The idler arm supports the drag link on the right side of the vehicle. It is usually attached to the right front frame rail. The idler arm passes through the drag link and is fastened to it in the same manner as the pitman arm.

Inner Tie Rods

The inner tie rods are joints that pivot and transfer the turning motion to the wheels. They are bolted through the drag link on one end. The other end is threaded into the tie rod adjusting sleeve. These are found on each side of the drag link.

Tie Rod Adjusting Sleeves

The tie rod adjusting sleeves connect the inner and outer tie rods. They usually have right hand threads on one side and left hand threads on the other. This is necessary to allow the toe setting of the wheels to be adjusted.

Outer Tie Rods

The outer tie rods connect the tie rod adjusting sleeve to the steering knuckle. They serve the same purpose and function the same way as the inner tie rods.

Steering Knuckle

The steering knuckle brings together the steering and suspension system. It is mounted using the control arms, struts, and ball joints from the suspension system and is where the outer tie rods connect. The steering knuckle can be made from steel or aluminum. It is on the knuckle that the wheel hub is attached and the wheel is mounted.

This concludes the mechanical portion of the conventional steering system. The items that follow are parts that form the hydraulic portion. The following components are what make it easy for the driver to turn the steering wheel. These components collectively provide what is referred to as power steering assist.

Fluid

Fluid is what allows the mechanical parts of the system to move easily. The fluid works with the pump to provide power assist. Check with your manufacturer or consult your owner’s manual for the proper type of fluid to use in your vehicle’s system.

Fluid Reservoir

The fluid reservoir is the container that holds the fluid and supplies it to the pump. This is where the level of fluid is checked and added. The reservoir can be remotely mounted or in older vehicles, be a part of the power steering pump itself.

Pump Supply Hose

The pump supply hose allows fluid to travel from the reservoir to the pump.

Pump

The pump is what provides the steering assist to the driver. Pumps may be designed in one of several ways. It is usually driven by a belt on the front of the engine. In any case it moves the fluid through the entire system. The fluid will usually pass though a specially designed valve that contains a restriction. This valve is typically located in or on the pump or rack. When the fluid passes through the restriction it becomes pressurized. The fluid, pump, and restriction creates power steering assist.

Pressure Hose

This hose supplies the steering gear with the pressurized fluid from the pump. It may be made of a combination of steel and rubber.

Cooler Supply Hose

This hose allows the fluid to exit the steering gear and flow to a cooler. On vehicles without a cooler, this hose will return the fluid to the reservoir. If this is the case, this hose will be the return hose instead.

Cooler

The cooler allows the fluid to cool down and maintain an ideal temperature range. It may have fins similar to a radiator that allow the heat to dissipate quickly. The cooler is generally mounted toward the front of the vehicle in front of the radiator.

Cooler Return Hose

The cooler return hose allows the fluid to exit the cooler and return to the reservoir. It may be made of rubber and molded to fit specific contours to be routed properly.

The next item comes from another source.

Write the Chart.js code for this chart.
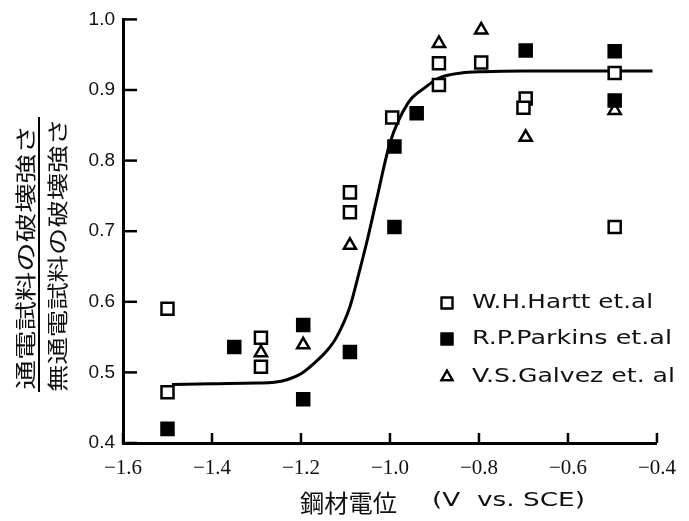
<!DOCTYPE html>
<html>
<head>
<meta charset="utf-8">
<title>鋼材電位と破壊強さ</title>
<script src="https://cdn.jsdelivr.net/npm/chart.js@4.4.0/dist/chart.umd.min.js"></script>
<style>
html, body { margin: 0; padding: 0; background: #fff; }
#wrap { width: 689px; height: 521px; }
</style>
</head>
<body>
<div id="wrap"><canvas id="potentialChart" width="689" height="521"></canvas></div>
<script>
// Measured strength ratio vs. steel potential
const harttX = [-1.50, -1.50, -1.29, -1.29, -1.09, -1.09, -0.995, -0.89, -0.89, -0.795, -0.695, -0.70, -0.495, -0.495];
const harttY = [0.590, 0.472, 0.549, 0.508, 0.755, 0.727, 0.861, 0.907, 0.938, 0.939, 0.888, 0.875, 0.924, 0.706];

const parkinsX = [-1.50, -1.35, -1.195, -1.195, -1.09, -0.99, -0.99, -0.94, -0.695, -0.495, -0.495];
const parkinsY = [0.420, 0.536, 0.567, 0.462, 0.529, 0.820, 0.706, 0.867, 0.956, 0.955, 0.885];

const galvezX = [-1.29, -1.195, -1.09, -0.89, -0.795, -0.695, -0.495];
const galvezY = [0.528, 0.539, 0.680, 0.966, 0.985, 0.833, 0.871];

// Fitted trend curve
const fitX = [-1.49, -1.40, -1.30, -1.26, -1.23, -1.20, -1.17, -1.14, -1.12, -1.09, -1.07, -1.05, -1.03, -1.00, -0.96, -0.92, -0.89, -0.84, -0.79, -0.70, -0.60, -0.50, -0.41];
const fitY = [0.483, 0.484, 0.485, 0.486, 0.490, 0.498, 0.513, 0.532, 0.550, 0.593, 0.640, 0.690, 0.745, 0.825, 0.881, 0.904, 0.917, 0.924, 0.926, 0.927, 0.927, 0.927, 0.927];

// Axis ticks
const xTicks = [-1.6, -1.4, -1.2, -1.0, -0.8, -0.6, -0.4];
const xTickLabels = ['\u22121.6', '\u22121.4', '\u22121.2', '\u22121.0', '\u22120.8', '\u22120.6', '\u22120.4'];
const yTicks = [0.4, 0.5, 0.6, 0.7, 0.8, 0.9, 1.0];
const yTickLabels = ['0.4', '0.5', '0.6', '0.7', '0.8', '0.9', '1.0'];

const seriesNames = ['W.H.Hartt et.al', 'R.P.Parkins et.al', 'V.S.Galvez et. al'];

function toPoints(xs, ys) {
    return xs.map((x, i) => ({ x: x, y: ys[i] }));
}

const markerBase = { showLine: false, borderColor: '#000', borderWidth: 2.5, pointHoverRadius: 8 };

// Inward ticks, axis titles and the legend box inside the plot
const decorations = {
    id: 'decorations',
    afterDraw(chart) {
        const ctx = chart.ctx;
        const area = chart.chartArea;
        const xs = chart.scales.x;
        const ys = chart.scales.y;
        ctx.save();
        ctx.strokeStyle = '#000';
        ctx.lineWidth = 2.5;
        xTicks.forEach(v => {
            const px = xs.getPixelForValue(v);
            ctx.beginPath();
            ctx.moveTo(px, area.bottom);
            ctx.lineTo(px, area.bottom - 10);
            ctx.stroke();
        });
        yTicks.forEach(v => {
            const py = ys.getPixelForValue(v);
            ctx.beginPath();
            ctx.moveTo(area.left, py);
            ctx.lineTo(area.left + 14, py);
            ctx.stroke();
        });

        // text squeezed or stretched along its own direction to a set length
        const fitText = (text, x, y, length, angle, align) => {
            const w = ctx.measureText(text).width;
            ctx.save();
            ctx.translate(x, y);
            ctx.rotate(angle);
            ctx.scale(length / w, 1);
            ctx.textAlign = align;
            ctx.fillText(text, 0, 0);
            ctx.restore();
        };

        // y title as a fraction, rotated
        ctx.fillStyle = '#111';
        ctx.textBaseline = 'middle';
        ctx.font = '21px "Noto Sans CJK JP"';
        fitText('通電試料の破壊強さ', 25, 257, 265, -Math.PI / 2, 'center');
        fitText('無通電試料の破壊強さ', 57, 255, 274, -Math.PI / 2, 'center');
        ctx.lineWidth = 2;
        ctx.beginPath();
        ctx.moveTo(39, 117);
        ctx.lineTo(39, 392);
        ctx.stroke();

        // x title
        ctx.font = '24px "Noto Sans CJK JP"';
        fitText('鋼材電位', 300, 503, 97, 0, 'left');
        ctx.font = '20px "DejaVu Sans"';
        fitText('(V  vs. SCE)', 432, 501, 153, 0, 'left');

        // legend
        const rows = [303, 339, 377];
        const widths = [181, 200, 203];
        chart.data.datasets.slice(0, 3).forEach((ds, i) => {
            Chart.helpers.drawPoint(ctx, {
                pointStyle: ds.pointStyle,
                radius: ds.pointRadius * 0.9,
                rotation: 0,
                borderWidth: ds.borderWidth
            }, 447, rows[i]);
            ctx.fillStyle = ds.backgroundColor;
            ctx.strokeStyle = '#000';
            ctx.lineWidth = 2.2;
            ctx.fill();
            ctx.stroke();
            ctx.fillStyle = '#111';
            ctx.font = '20px "DejaVu Sans"';
            fitText(ds.label, 472, rows[i], widths[i], 0, 'left');
        });
        ctx.restore();
    }
};

const ctx = document.getElementById('potentialChart').getContext('2d');
const potentialChart = new Chart(ctx, {
    type: 'scatter',
    data: {
        datasets: [
            Object.assign({}, markerBase, {
                label: seriesNames[0],
                data: toPoints(harttX, harttY),
                pointStyle: 'rect',
                pointRadius: 8.5,
                backgroundColor: '#fff',
                order: 1
            }),
            Object.assign({}, markerBase, {
                label: seriesNames[1],
                data: toPoints(parkinsX, parkinsY),
                pointStyle: 'rect',
                pointRadius: 8.5,
                backgroundColor: '#000',
                order: 1
            }),
            Object.assign({}, markerBase, {
                label: seriesNames[2],
                data: toPoints(galvezX, galvezY),
                pointStyle: 'triangle',
                pointRadius: 7,
                backgroundColor: '#fff',
                order: 1
            }),
            {
                type: 'line',
                label: 'fit',
                data: toPoints(fitX, fitY),
                borderColor: '#000',
                borderWidth: 3,
                pointRadius: 0,
                fill: false,
                cubicInterpolationMode: 'monotone',
                order: 10
            }
        ]
    },
    options: {
        responsive: false,
        animation: false,
        layout: { padding: { left: 0, right: 21, top: 19, bottom: 0 } },
        plugins: {
            legend: { display: false },
            tooltip: { enabled: false }
        },
        scales: {
            x: {
                type: 'linear',
                min: -1.6,
                max: -0.4,
                afterBuildTicks: scale => { scale.ticks = xTicks.map(v => ({ value: v })); },
                afterFit: scale => { scale.height = 78; },
                grid: { display: false, drawTicks: false },
                border: { display: true, color: '#000', width: 3 },
                ticks: {
                    padding: 13,
                    color: '#111',
                    font: { family: '"Liberation Serif"', size: 21 },
                    maxRotation: 0,
                    callback: (value, index) => xTickLabels[index]
                }
            },
            y: {
                type: 'linear',
                min: 0.4,
                max: 1.0,
                afterBuildTicks: scale => { scale.ticks = yTicks.map(v => ({ value: v })); },
                afterFit: scale => { scale.width = 123; },
                grid: { display: false, drawTicks: false },
                border: { display: true, color: '#000', width: 3 },
                ticks: {
                    padding: 8,
                    color: '#111',
                    font: { family: '"Liberation Sans"', size: 19 },
                    callback: (value, index) => yTickLabels[index]
                }
            }
        }
    },
    plugins: [decorations]
});
</script>
</body>
</html>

This concludes the description of the conventional power steering system.

Rack and Pinion

Rack and pinion steering is a simplified version of the conventional steering system. It provides the exact same results using most of the same components. The major difference is instead of a steering gear, a rack and pinion style gear is used and the lower steering shaft, pitman arm, idler arm, drag link, and tie rod adjusting sleeves have been eliminated. This allows a better “feel” and response for the driver.

The components of a rack and pinion system are:

Mechanical

  • Steering wheel
  • Steering column
  • Upper steering shaft
  • Steering shaft coupler
  • Rack and pinion gear
  • Inner tie rods- two
  • Outer tie rods- two
  • Steering knuckle

Hydraulic

  • Fluid
  • Fluid reservoir
  • Pump supply hose
  • Pump
  • Pressure hose
  • Cooler supply hose
  • Cooler
  • Cooler return hose

The following is a description of the components in a rack and pinion steering system that are different from those in a conventional power steering system.

Rack and Pinion

The rack and pinion gear, commonly referred to as the rack, performs the same function as the steering gear. It contains two gears that change the rotation of the steering wheel into lateral movement to turn the wheels left or right. The name comes from the types of gears located inside the rack and pinion unit. The pinion is the gear that turns with the steering wheel. It rotates like a clock. The term rack is used for the gear that the pinion meshes with. The rack looks like a long straight gear; kind of like a stubby comb. The pinion rotates with the motion of the steering wheel and the rack moves left or right respectively. This motion is transferred to the other components and finally the wheels. The rack and pinion unit can be mounted close to the firewall or in front of the subframe on a vehicle. The lower steering shaft is not needed because the steering shaft coupler is attached directly to the rack and pinion input shaft. The rack is usually held in place with two big bolts.

Inner and Outer Tie Rods

The inner and outer tie rods function the same way on a rack and pinion system as they do in a conventional steering system. They provide the mechanical link from the rack to the wheels. These tie rods have a ball and socket joint that allows them to pivot. The inner tie rods thread directly onto the rack. This connection is made inside of the bellows boot on each end of the end of the rack. The outer tie rods thread directly onto the inner tie rods on one end and connect to the steering knuckle on the other end. The inner tie rods have a lock nut on the threaded portion that holds the outer tie rod in place. This lock nut is loosened to adjust the toe setting when performing an alignment.

Conclusion

As you can see the main difference between a conventional power steering system and a rack and pinion system is the design of the steering gear and fewer mechanical components. The other components function the same way in both systems.